• _STATED PROBLEM_
Reproduce the listing exactly and skip over any pictures.

--- --- ---

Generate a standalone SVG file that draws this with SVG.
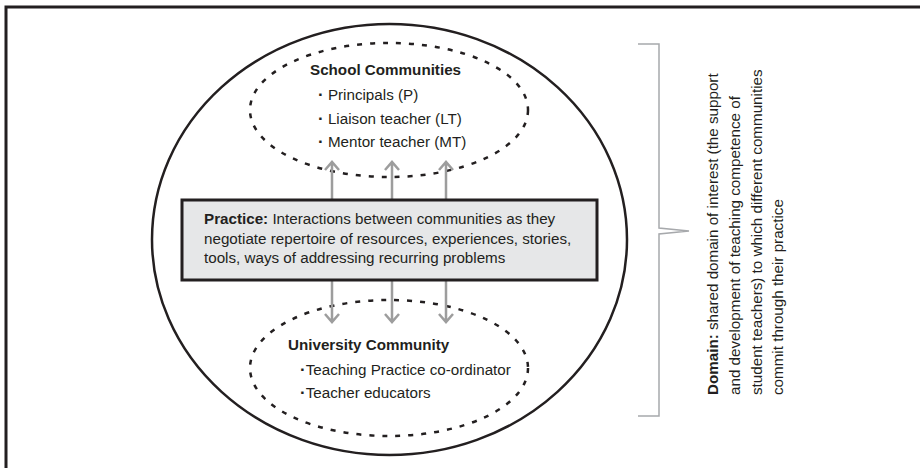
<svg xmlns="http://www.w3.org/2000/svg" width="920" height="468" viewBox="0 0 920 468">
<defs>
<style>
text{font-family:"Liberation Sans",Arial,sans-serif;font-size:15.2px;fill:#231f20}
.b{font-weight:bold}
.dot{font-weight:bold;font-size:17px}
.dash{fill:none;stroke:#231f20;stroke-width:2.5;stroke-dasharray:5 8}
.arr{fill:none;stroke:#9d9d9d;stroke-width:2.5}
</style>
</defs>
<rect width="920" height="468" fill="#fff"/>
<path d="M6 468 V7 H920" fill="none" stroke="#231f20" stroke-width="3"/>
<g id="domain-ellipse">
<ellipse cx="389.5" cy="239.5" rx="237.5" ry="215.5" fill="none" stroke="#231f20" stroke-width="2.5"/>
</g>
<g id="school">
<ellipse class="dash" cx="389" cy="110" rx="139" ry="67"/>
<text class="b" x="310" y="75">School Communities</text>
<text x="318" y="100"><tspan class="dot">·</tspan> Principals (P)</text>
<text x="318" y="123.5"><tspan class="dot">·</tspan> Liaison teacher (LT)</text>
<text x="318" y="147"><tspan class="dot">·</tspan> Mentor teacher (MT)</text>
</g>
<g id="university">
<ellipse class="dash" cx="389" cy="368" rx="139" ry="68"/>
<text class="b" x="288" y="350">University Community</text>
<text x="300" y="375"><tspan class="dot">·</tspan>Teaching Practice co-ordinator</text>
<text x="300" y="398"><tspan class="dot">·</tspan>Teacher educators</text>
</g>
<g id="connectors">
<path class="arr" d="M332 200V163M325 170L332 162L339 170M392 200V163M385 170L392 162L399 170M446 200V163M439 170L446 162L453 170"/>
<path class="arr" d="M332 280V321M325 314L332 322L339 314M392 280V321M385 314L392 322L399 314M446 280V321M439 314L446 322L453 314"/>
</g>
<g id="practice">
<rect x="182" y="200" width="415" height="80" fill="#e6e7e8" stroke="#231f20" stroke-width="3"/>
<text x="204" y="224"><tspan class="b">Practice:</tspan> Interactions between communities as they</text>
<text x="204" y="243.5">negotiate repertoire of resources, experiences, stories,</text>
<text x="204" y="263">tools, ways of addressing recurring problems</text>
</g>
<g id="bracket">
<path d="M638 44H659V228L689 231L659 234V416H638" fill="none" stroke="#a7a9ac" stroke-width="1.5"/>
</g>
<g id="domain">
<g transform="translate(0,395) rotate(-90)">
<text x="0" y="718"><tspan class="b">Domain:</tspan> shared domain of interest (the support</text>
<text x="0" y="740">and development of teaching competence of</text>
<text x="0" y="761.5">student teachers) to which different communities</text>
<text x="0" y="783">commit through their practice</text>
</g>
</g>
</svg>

--- --- ---

• _SOLUTION FOR THIS TASK_
Generate a standalone SVG file that draws this with SVG.
<svg xmlns="http://www.w3.org/2000/svg" width="920" height="468" viewBox="0 0 920 468">
<defs>
<style>
text{font-family:"Liberation Sans",Arial,sans-serif;font-size:15.2px;fill:#231f20}
.b{font-weight:bold}
.dot{font-weight:bold;font-size:17px}
.dash{fill:none;stroke:#231f20;stroke-width:2.5;stroke-dasharray:5 8}
.arr{fill:none;stroke:#9d9d9d;stroke-width:2.5}
</style>
</defs>
<rect width="920" height="468" fill="#fff"/>
<path d="M6 468 V7 H920" fill="none" stroke="#231f20" stroke-width="3"/>
<g id="domain-ellipse">
<ellipse cx="389.5" cy="239.5" rx="237.5" ry="215.5" fill="none" stroke="#231f20" stroke-width="2.5"/>
</g>
<g id="school">
<ellipse class="dash" cx="389" cy="110" rx="139" ry="67"/>
<text class="b" x="310" y="75">School Communities</text>
<text x="318" y="100"><tspan class="dot">·</tspan> Principals (P)</text>
<text x="318" y="123.5"><tspan class="dot">·</tspan> Liaison teacher (LT)</text>
<text x="318" y="147"><tspan class="dot">·</tspan> Mentor teacher (MT)</text>
</g>
<g id="university">
<ellipse class="dash" cx="389" cy="368" rx="139" ry="68"/>
<text class="b" x="288" y="350">University Community</text>
<text x="300" y="375"><tspan class="dot">·</tspan>Teaching Practice co-ordinator</text>
<text x="300" y="398"><tspan class="dot">·</tspan>Teacher educators</text>
</g>
<g id="connectors">
<path class="arr" d="M332 200V163M325 170L332 162L339 170M392 200V163M385 170L392 162L399 170M446 200V163M439 170L446 162L453 170"/>
<path class="arr" d="M332 280V321M325 314L332 322L339 314M392 280V321M385 314L392 322L399 314M446 280V321M439 314L446 322L453 314"/>
</g>
<g id="practice">
<rect x="182" y="200" width="415" height="80" fill="#e6e7e8" stroke="#231f20" stroke-width="3"/>
<text x="204" y="224"><tspan class="b">Practice:</tspan> Interactions between communities as they</text>
<text x="204" y="243.5">negotiate repertoire of resources, experiences, stories,</text>
<text x="204" y="263">tools, ways of addressing recurring problems</text>
</g>
<g id="bracket">
<path d="M638 44H659V228L689 231L659 234V416H638" fill="none" stroke="#a7a9ac" stroke-width="1.5"/>
</g>
<g id="domain">
<g transform="translate(0,395) rotate(-90)">
<text x="0" y="718"><tspan class="b">Domain:</tspan> shared domain of interest (the support</text>
<text x="0" y="740">and development of teaching competence of</text>
<text x="0" y="761.5">student teachers) to which different communities</text>
<text x="0" y="783">commit through their practice</text>
</g>
</g>
</svg>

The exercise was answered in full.